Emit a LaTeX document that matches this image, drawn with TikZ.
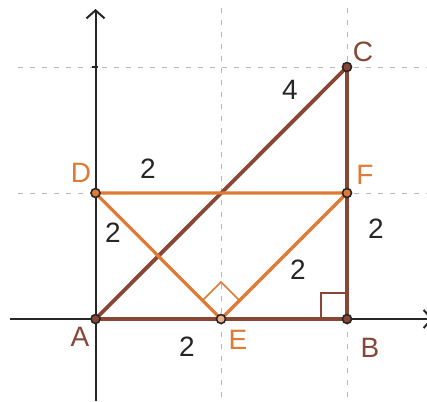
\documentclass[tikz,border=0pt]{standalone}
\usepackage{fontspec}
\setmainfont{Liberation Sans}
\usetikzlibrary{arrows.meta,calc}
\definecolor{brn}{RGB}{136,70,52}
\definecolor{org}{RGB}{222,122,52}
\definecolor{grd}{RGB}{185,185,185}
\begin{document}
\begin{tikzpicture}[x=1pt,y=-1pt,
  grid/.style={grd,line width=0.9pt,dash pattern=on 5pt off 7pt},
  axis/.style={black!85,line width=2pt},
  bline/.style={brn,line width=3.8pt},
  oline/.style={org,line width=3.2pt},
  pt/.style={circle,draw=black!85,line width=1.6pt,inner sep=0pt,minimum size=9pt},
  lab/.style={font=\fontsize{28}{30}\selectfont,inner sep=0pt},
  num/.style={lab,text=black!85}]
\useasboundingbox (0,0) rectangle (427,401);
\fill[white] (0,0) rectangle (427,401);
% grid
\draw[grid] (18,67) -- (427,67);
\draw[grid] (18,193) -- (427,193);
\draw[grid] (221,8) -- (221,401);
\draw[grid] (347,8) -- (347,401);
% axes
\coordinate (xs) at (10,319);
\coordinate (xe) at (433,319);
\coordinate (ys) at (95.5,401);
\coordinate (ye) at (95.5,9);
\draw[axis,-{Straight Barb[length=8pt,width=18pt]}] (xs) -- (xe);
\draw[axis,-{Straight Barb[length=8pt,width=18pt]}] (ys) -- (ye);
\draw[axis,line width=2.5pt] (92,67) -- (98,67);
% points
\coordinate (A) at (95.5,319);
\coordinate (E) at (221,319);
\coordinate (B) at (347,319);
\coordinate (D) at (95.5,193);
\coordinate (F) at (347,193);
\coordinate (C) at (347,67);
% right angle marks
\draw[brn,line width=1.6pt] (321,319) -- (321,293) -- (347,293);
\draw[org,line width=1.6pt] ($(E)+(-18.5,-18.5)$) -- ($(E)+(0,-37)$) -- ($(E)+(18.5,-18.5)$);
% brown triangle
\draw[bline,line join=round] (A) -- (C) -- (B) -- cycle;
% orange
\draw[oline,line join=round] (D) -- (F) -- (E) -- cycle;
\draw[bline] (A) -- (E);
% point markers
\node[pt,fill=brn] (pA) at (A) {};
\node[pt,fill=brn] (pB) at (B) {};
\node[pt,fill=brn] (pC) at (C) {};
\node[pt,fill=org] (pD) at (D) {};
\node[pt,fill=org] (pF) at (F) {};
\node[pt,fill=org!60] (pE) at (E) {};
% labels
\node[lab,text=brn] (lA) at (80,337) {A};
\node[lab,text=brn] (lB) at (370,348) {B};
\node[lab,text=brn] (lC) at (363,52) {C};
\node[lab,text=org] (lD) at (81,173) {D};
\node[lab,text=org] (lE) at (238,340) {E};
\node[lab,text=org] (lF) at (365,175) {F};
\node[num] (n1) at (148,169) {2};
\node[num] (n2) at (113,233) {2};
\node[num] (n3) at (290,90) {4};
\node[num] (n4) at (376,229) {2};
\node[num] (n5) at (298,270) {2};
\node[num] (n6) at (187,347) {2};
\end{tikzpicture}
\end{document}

• • •

REQUEST
Reproduce the full material exactly, excluding the pictures.

WRITTEN ANSWER
Emit a LaTeX document that matches this image, drawn with TikZ.
\documentclass[tikz,border=0pt]{standalone}
\usepackage{fontspec}
\setmainfont{Liberation Sans}
\usetikzlibrary{arrows.meta,calc}
\definecolor{brn}{RGB}{136,70,52}
\definecolor{org}{RGB}{222,122,52}
\definecolor{grd}{RGB}{185,185,185}
\begin{document}
\begin{tikzpicture}[x=1pt,y=-1pt,
  grid/.style={grd,line width=0.9pt,dash pattern=on 5pt off 7pt},
  axis/.style={black!85,line width=2pt},
  bline/.style={brn,line width=3.8pt},
  oline/.style={org,line width=3.2pt},
  pt/.style={circle,draw=black!85,line width=1.6pt,inner sep=0pt,minimum size=9pt},
  lab/.style={font=\fontsize{28}{30}\selectfont,inner sep=0pt},
  num/.style={lab,text=black!85}]
\useasboundingbox (0,0) rectangle (427,401);
\fill[white] (0,0) rectangle (427,401);
% grid
\draw[grid] (18,67) -- (427,67);
\draw[grid] (18,193) -- (427,193);
\draw[grid] (221,8) -- (221,401);
\draw[grid] (347,8) -- (347,401);
% axes
\coordinate (xs) at (10,319);
\coordinate (xe) at (433,319);
\coordinate (ys) at (95.5,401);
\coordinate (ye) at (95.5,9);
\draw[axis,-{Straight Barb[length=8pt,width=18pt]}] (xs) -- (xe);
\draw[axis,-{Straight Barb[length=8pt,width=18pt]}] (ys) -- (ye);
\draw[axis,line width=2.5pt] (92,67) -- (98,67);
% points
\coordinate (A) at (95.5,319);
\coordinate (E) at (221,319);
\coordinate (B) at (347,319);
\coordinate (D) at (95.5,193);
\coordinate (F) at (347,193);
\coordinate (C) at (347,67);
% right angle marks
\draw[brn,line width=1.6pt] (321,319) -- (321,293) -- (347,293);
\draw[org,line width=1.6pt] ($(E)+(-18.5,-18.5)$) -- ($(E)+(0,-37)$) -- ($(E)+(18.5,-18.5)$);
% brown triangle
\draw[bline,line join=round] (A) -- (C) -- (B) -- cycle;
% orange
\draw[oline,line join=round] (D) -- (F) -- (E) -- cycle;
\draw[bline] (A) -- (E);
% point markers
\node[pt,fill=brn] (pA) at (A) {};
\node[pt,fill=brn] (pB) at (B) {};
\node[pt,fill=brn] (pC) at (C) {};
\node[pt,fill=org] (pD) at (D) {};
\node[pt,fill=org] (pF) at (F) {};
\node[pt,fill=org!60] (pE) at (E) {};
% labels
\node[lab,text=brn] (lA) at (80,337) {A};
\node[lab,text=brn] (lB) at (370,348) {B};
\node[lab,text=brn] (lC) at (363,52) {C};
\node[lab,text=org] (lD) at (81,173) {D};
\node[lab,text=org] (lE) at (238,340) {E};
\node[lab,text=org] (lF) at (365,175) {F};
\node[num] (n1) at (148,169) {2};
\node[num] (n2) at (113,233) {2};
\node[num] (n3) at (290,90) {4};
\node[num] (n4) at (376,229) {2};
\node[num] (n5) at (298,270) {2};
\node[num] (n6) at (187,347) {2};
\end{tikzpicture}
\end{document}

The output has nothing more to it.